* **WRITTEN TASK**
Check each line of the listing below for the word "chart" and say how many lines have it. Nothing else should be written.

Figure scripts
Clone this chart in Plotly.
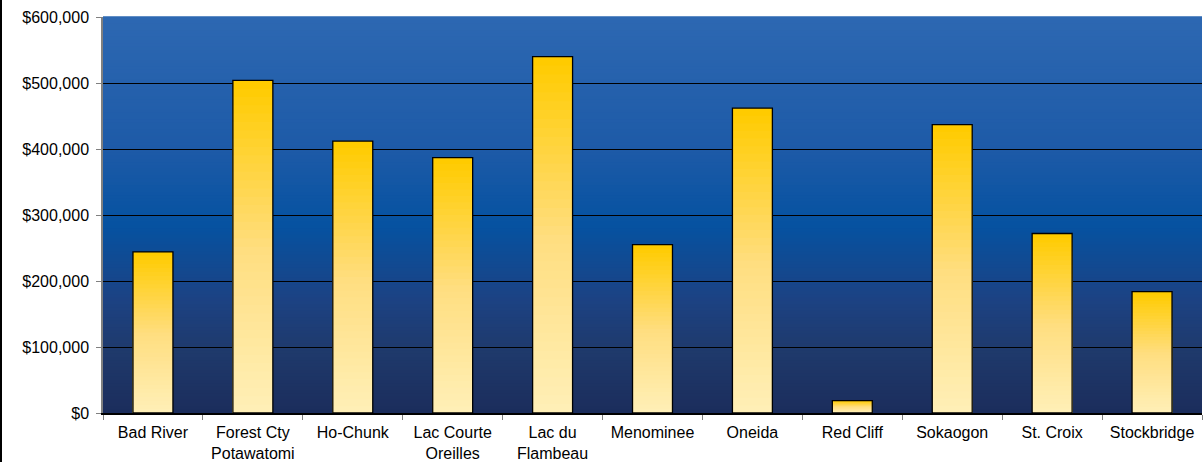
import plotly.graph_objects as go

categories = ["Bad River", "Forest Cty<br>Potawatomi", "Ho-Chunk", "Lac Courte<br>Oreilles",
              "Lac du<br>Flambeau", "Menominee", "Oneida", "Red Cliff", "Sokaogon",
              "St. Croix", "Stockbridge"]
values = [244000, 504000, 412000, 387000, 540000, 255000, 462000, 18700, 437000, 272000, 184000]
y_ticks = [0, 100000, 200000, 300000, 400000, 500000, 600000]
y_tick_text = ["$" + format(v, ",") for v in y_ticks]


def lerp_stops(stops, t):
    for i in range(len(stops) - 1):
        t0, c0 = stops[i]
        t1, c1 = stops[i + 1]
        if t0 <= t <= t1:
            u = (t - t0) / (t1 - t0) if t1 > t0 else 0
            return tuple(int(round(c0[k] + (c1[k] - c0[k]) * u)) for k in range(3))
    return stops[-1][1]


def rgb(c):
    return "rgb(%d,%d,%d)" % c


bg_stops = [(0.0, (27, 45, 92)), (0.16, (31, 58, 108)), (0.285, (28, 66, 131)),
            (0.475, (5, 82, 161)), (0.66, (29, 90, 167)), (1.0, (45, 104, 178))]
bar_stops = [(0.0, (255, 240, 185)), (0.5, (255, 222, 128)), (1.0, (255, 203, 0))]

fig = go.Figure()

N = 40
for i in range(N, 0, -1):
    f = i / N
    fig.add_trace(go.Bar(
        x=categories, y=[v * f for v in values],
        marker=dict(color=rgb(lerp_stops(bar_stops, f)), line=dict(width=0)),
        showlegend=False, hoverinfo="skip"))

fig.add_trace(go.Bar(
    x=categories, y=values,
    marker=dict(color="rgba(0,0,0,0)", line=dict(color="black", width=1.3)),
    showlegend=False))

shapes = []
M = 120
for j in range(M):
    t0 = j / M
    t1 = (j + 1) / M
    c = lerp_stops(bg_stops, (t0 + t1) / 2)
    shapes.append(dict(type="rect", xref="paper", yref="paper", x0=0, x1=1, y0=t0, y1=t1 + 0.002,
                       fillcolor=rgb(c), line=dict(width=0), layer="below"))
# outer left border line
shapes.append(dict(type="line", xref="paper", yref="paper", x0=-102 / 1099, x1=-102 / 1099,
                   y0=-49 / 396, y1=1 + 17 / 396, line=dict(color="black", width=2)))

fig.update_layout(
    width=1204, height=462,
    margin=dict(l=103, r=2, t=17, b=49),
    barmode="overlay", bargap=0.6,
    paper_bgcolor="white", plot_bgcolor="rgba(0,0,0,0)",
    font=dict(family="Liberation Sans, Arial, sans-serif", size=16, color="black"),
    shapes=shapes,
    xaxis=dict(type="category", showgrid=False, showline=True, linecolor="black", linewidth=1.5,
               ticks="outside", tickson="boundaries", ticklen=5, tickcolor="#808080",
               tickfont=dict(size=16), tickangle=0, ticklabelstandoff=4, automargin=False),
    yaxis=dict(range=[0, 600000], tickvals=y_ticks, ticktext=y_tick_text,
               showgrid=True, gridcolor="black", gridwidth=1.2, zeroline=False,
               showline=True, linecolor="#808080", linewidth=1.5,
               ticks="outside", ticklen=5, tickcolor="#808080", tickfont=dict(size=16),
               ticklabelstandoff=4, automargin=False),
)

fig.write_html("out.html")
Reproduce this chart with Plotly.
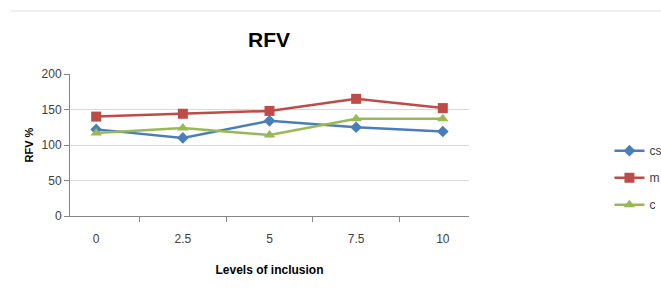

* **THE ANSWER**
2